シャープ、ついに「組織的自爆営業」か?
経営再建中のシャープがついに「組織的自爆営業」に走ったのか? と思わせられる記事が飛び込んできました。「自爆営業」とは、販売ノルマ達成のため商品を自費で買い取る行為のこと。2012~13年ころ、日本郵政の社員たちが年賀はがきなどを自腹で買い取る行為が目立ち、しかもその金額が「10万円超えも当たり前」と言われるようになって、これが大きなニュースとなりました。
郵政社員の「自爆営業」は組織ぐるみではありません。あくまでも個人の判断のもとでやっていたわけです。しかしシャープは組織ぐるみのようです。
シャープは全従業員を対象に、11月20日から自社製品購入を呼びかけるキャンペーンを始めます。

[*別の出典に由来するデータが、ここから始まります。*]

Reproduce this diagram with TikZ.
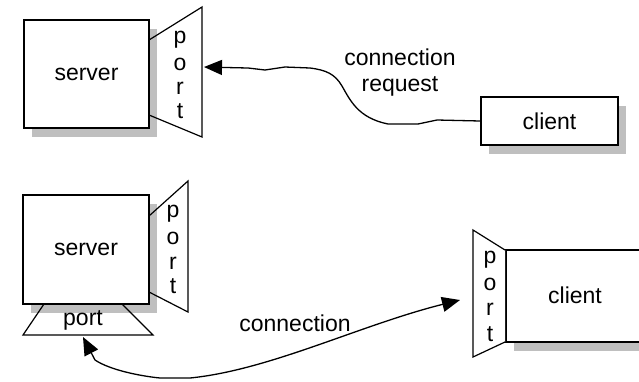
\documentclass[tikz,border=0pt]{standalone}
\usepackage{fontspec}
\setmainfont{Liberation Sans}
\usetikzlibrary{arrows.meta,shadows}
\begin{document}
\begin{tikzpicture}[x=1pt,y=-1pt,
  every node/.style={font=\fontsize{23}{26}\selectfont},
  box/.style={draw,line width=1.5pt,fill=white,inner sep=0pt,
    drop shadow={shadow xshift=8pt,shadow yshift=-9pt,fill=black!25,opacity=1}},
  portline/.style={line width=1.2pt,line join=miter},
  wire/.style={line width=1.3pt},
  tip/.style={-{Triangle[length=18pt,width=15pt]}},
  lbl/.style={inner sep=0pt}]
\useasboundingbox (0,0) rectangle (639,381);
\clip (0,0) rectangle (639,381);
% ---------- top ----------
\node[box,minimum width=125pt,minimum height=108pt] (srv1) at (86.5,74) {server};
\draw[portline] (149,40) coordinate (p1a) -- (202,7) coordinate (p1b) -- (202,137) coordinate (p1c) -- (149,115) coordinate (p1d);
\coordinate (p1tip) at (204,67);
\node[lbl] (p1p) at (180,40) {p};
\node[lbl] (p1o) at (180,64) {o};
\node[lbl] (p1r) at (180,88) {r};
\node[lbl] (p1t) at (180,111) {t};
\node[box,minimum width=137pt,minimum height=48pt] (cli1) at (549.5,121) {client};
\node[lbl,align=center] (req) at (400,73) {connection\\request};
\draw[wire,tip] (cli1.west) -- (437,120) -- (418,124) -- (388,124)
  .. controls (358,118) and (350,100) .. (342,86)
  .. controls (335,74) and (326,70) .. (310,68)
  -- (285,67) -- (265,70) -- (248,68) -- (p1tip);
% ---------- bottom ----------
\node[box,minimum width=126pt,minimum height=109pt] (srv2) at (86,249.5) {server};
\draw[portline] (149,216) -- (188,181) -- (188,312) -- (149,292);
\node[lbl] (p2p) at (173,214) {p};
\node[lbl] (p2o) at (173,238) {o};
\node[lbl] (p2r) at (173,263) {r};
\node[lbl] (p2t) at (173,286) {t};
\draw[portline] (44,304) -- (23,335) coordinate (pb1) -- (153,335) coordinate (pb2) -- (122,304);
\node[lbl] (p2b) at (83,320) {port};
\coordinate (pbtip) at (83,337);
% client 2
\node[box,minimum width=160pt,minimum height=92pt,anchor=west] (cli2) at (505,296) {};
\node[lbl] (cli2t) at (575,295) {client};
\draw[portline,fill=white] (505,250) -- (473,230) -- (473,357) -- (505,342);
\node[lbl] (c2p) at (490,260) {p};
\node[lbl] (c2o) at (490,284) {o};
\node[lbl] (c2r) at (490,309) {r};
\node[lbl] (c2t) at (490,334) {t};
\coordinate (c2tip) at (460,300);
\node[lbl] (conn) at (295,323) {connection};
\draw[wire,tip] (95,360) .. controls (110,370) and (140,376) .. (160,378) -- (190,378)
  .. controls (270,370) and (360,325) .. (c2tip);
\draw[wire,tip] (95,360) -- (pbtip);
\end{tikzpicture}
\end{document}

このような「特別社員販売セール」は、家電メーカーのみならず、他の企業でもあるのですが、このキャンペーンに「自腹ノルマ」を課すのがシャープ流。「目の付けどころがシャープでしょ」と言われればそうなのかもしれませんが、うーむ、どうなんでしょうか。私は前職が日立製作所。さすがに、過去どんなに業績が苦しくても「自腹ノルマ」を課せられたことはありません。
【シャープの「自腹ノルマ」一覧】
● 取締役、執行役員 → 20万円
● 管理職 → 10万円
● 一般社員 → 5万円
役職者、管理者の比率がわかりませんが、従業員約1万7000人がこの「自腹ノルマ」を達成させると、15~20億ぐらいの売上アップに繋がります。
従業員個人の「経済的コスト」を利用し、シャープは自社の売上アップをもくろんだというわけですが、「5~20万円なんて大したことないじゃないか」「経営再建中なのですから、従業員の報酬を減らすよりもよいに決まっている」という判断では、大きな副作用に見舞われることでしょう。
確かに従業員の「経済的コスト」は5~20万円かもしれません。しかし「精神的コスト」はその10倍以上の負担となって従業員の肩に圧し掛かってくるのです。未来の報酬を減らすのではなく、過去に支払った報酬から、会社の勝手なノルマ達成のためにその費用を捻出しろと言われるのはとても理不尽。まったく意味合いが異なります。減給、減俸のほうが「精神的コスト」は低くなるわけで、シャープ従業員の愛社精神も、同様に急落する気がして心配です。